It will be a waiting game now for Manchester City before the Court of Arbitration for Sport rules on the Benjamin Garre case. On the part of City, they feel they acted appropriately in regards the transfer of the player days after his 16th birthday. Velez Sarsfield, who once had Nicolas Otamendi on their books, feel very differently on the matter.

If found guilty and the ruling comes back against City sanctions imposed could include transfer bans for the next couple of windows. So, for example, if it was to come back in favour of the Argentinian side then City may not be able to register anyone until January 2019.

The key word there is register, not sign, but even so it would not be something City want to manoeuvre around. There is always an appeal and that could allow us the January transfer window but City seem confident it will not come to that.

Sarsfield contest that Manchester City should not have been able to sign their player because you have to be at least 18 in order to move to a European club. However City, backed by FIFA, argued that because the player held an Italian passport he was free to move to them at 16. Velez dispute that and says that rule only applies from European club to European club and not outside the European Union, no matter what passport he holds.

Interestingly though, an article written by the Manchester Evening News over a year ago, states openly that at 15 he had already been courted by City, Manchester United and Barcelona. He had been to United before and had a trial before City made their allegedly illegal approach. Was the United trial questioned sanctioned by Velez?

Some might say that the accusations coming from Argentina have more to do with their own current financial situation, currently reporting losses in the region of 198million Argentinian Pesos.

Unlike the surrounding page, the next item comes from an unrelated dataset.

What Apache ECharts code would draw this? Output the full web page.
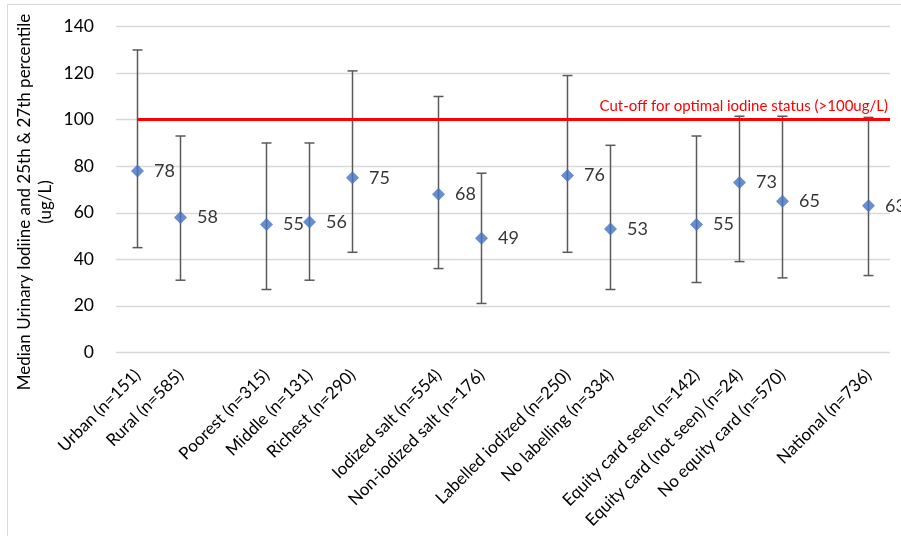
<!DOCTYPE html>
<html><head><meta charset="utf-8">
<script src="https://cdn.jsdelivr.net/npm/echarts@6/dist/echarts.min.js"></script>
<style>html,body{margin:0;padding:0;background:#fff}#c{width:901px;height:536px}</style>
</head><body><div id="c"></div>
<script>
const categories = ['Urban (n=151)','Rural (n=585)','','Poorest (n=315)','Middle (n=131)','Richest (n=290)','','Iodized salt (n=554)','Non-iodized salt (n=176)','','Labelled iodized (n=250)','No labelling (n=334)','','Equity card seen (n=142)','Equity card (not seen) (n=24)','No equity card (n=570)','','National (n=736)'];
const medians = [78,58,null,55,56,75,null,68,49,null,76,53,null,55,73,65,null,63];
const p25 = [45,31,null,27,31,43,null,36,21,null,43,27,null,30,39,32,null,33];
const p75 = [130,93,null,90,90,121,null,110,77,null,119,89,null,93,101.5,101.5,null,101];
const yTicks = {min:0,max:140,interval:20};
const cutoffValue = 100;
const cutoffLabel = 'Cut-off for optimal iodine status (>100ug/L)';
const yAxisTitle = 'Median Urinary Iodiine and 25th & 27th percentile\n(ug/L)';

const FONT = 'Lato';
const chart = echarts.init(document.getElementById('c'));
const errData = categories.map((c,i)=> medians[i]==null ? [i,'-','-'] : [i,p25[i],p75[i]]);
const n = categories.length;
chart.setOption({
  animation:false,
  textStyle:{fontFamily:FONT},
  graphic:[
    {type:'rect',shape:{x:7.5,y:4.5,width:900,height:540},style:{fill:'none',stroke:'#d9d9d9',lineWidth:1},silent:true},
    {type:'text',x:35,y:202,rotation:Math.PI/2,style:{text:yAxisTitle,align:'center',verticalAlign:'middle',
      fontSize:17,lineHeight:21,fontFamily:FONT,fill:'#000'}}
  ],
  grid:{left:116,right:11,top:26.7,bottom:183.7},
  xAxis:[{type:'category',data:categories,boundaryGap:true,
    axisLine:{show:false},axisTick:{show:false},
    axisLabel:{interval:0,rotate:45,fontSize:17,color:'#000',fontFamily:FONT,margin:20}},
    {type:'value',min:0,max:n,show:false}],
  yAxis:{type:'value',min:yTicks.min,max:yTicks.max,interval:yTicks.interval,
    axisLine:{show:false},axisTick:{show:false},
    splitLine:{lineStyle:{color:'#d9d9d9',width:1.3}},
    axisLabel:{fontSize:17.5,color:'#000',fontFamily:FONT,margin:22}},
  series:[
    {type:'line',xAxisIndex:1,data:[],z:1,
      markLine:{silent:true,symbol:['none','none'],animation:false,
        lineStyle:{color:'#ff0000',width:3,type:'solid'},
        label:{show:true,position:'insideEndTop',formatter:cutoffLabel,color:'#ff0000',fontSize:15,fontFamily:FONT,distance:[2,6]},
        data:[[{coord:[0.5,cutoffValue]},{coord:[n,cutoffValue]}]]}},
    {type:'custom',data:errData,z:2,
      renderItem:function(params,api){
        const lo=api.value(1),hi=api.value(2);
        if(isNaN(lo)||isNaN(hi)) return;
        const a=api.coord([api.value(0),lo]);const b=api.coord([api.value(0),hi]);
        const w=5;const st={stroke:'#595959',lineWidth:1.5};
        return {type:'group',children:[
          {type:'line',shape:{x1:a[0],y1:a[1],x2:b[0],y2:b[1]},style:st},
          {type:'line',shape:{x1:a[0]-w,y1:a[1],x2:a[0]+w,y2:a[1]},style:st},
          {type:'line',shape:{x1:b[0]-w,y1:b[1],x2:b[0]+w,y2:b[1]},style:st}]};
      }},
    {type:'scatter',data:medians.map(v=>v==null?'-':v),symbol:'diamond',symbolSize:13,z:3,
      itemStyle:{color:'#4472c4'},
      label:{show:true,position:'right',distance:10,color:'#000',fontSize:18,fontFamily:FONT}}
  ]
});
</script></body></html>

However, looking at the FIFA rules, I do think there could be a case to answer.

FIFA’s Article 19, protection of minors, clearly states that International transfers can only take place when the player reaches the age of 18. FIFA goes on to say that there are three exceptions to this rule:

a) The player’s parents move to the country in which the new club is located for reasons not linked to football.

I do not see any evidence of that and, in fact that is not what FIFA said in their ruling when they came down on the side of Manchester City.

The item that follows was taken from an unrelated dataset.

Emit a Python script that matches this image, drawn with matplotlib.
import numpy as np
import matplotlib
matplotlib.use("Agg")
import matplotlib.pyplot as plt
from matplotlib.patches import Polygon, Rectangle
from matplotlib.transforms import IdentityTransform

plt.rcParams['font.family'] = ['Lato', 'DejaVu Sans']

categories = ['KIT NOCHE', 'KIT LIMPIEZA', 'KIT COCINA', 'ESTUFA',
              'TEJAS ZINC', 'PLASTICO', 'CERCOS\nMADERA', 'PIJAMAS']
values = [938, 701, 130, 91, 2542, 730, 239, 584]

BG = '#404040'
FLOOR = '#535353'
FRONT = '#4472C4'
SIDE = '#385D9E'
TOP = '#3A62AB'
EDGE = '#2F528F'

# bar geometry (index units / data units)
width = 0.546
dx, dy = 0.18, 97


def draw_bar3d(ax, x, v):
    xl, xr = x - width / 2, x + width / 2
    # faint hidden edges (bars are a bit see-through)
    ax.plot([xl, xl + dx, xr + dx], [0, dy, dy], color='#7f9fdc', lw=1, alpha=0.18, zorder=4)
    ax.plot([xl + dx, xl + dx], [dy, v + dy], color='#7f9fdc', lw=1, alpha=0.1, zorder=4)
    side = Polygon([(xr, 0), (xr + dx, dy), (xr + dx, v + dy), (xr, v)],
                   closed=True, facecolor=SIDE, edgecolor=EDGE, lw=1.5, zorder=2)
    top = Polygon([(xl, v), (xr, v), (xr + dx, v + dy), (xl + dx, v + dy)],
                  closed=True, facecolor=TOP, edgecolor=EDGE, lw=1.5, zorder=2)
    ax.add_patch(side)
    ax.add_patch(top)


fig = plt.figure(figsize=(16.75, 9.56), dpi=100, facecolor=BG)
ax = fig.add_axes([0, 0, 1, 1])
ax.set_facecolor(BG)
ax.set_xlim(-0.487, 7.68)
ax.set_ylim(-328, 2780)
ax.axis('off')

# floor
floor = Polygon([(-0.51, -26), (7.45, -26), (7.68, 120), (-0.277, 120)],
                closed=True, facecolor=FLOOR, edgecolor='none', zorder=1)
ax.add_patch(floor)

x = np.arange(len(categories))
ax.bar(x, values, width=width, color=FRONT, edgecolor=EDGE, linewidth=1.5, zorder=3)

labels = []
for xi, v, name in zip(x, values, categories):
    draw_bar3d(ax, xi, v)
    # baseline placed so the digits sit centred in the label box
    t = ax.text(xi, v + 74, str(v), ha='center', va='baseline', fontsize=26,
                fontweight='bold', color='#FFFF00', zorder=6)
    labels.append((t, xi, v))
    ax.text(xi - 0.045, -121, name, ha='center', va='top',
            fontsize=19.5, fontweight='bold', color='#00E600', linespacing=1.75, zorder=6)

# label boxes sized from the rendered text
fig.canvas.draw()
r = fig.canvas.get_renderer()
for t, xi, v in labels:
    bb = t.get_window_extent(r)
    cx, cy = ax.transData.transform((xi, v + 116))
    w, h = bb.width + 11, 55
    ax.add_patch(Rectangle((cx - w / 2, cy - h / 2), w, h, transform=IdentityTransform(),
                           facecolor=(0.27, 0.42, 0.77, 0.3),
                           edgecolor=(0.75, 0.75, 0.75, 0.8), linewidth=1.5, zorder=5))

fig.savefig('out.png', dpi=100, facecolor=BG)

b) The transfer takes place within the territory of the European Union (EU) or European Economic Area (EEA) and the player is aged between 16 and 18

This is clearly what FIFA pointed to when stating there were to be no disciplinary repercussions for City. But, as you can see, the wording states that the transfer takes place ‘within the territory of the EU’ and not if the player just happens to have an Italian passport. 

So, we wait. Hopefully we will have a final decision in our favour before we head to Chelsea at the end of September.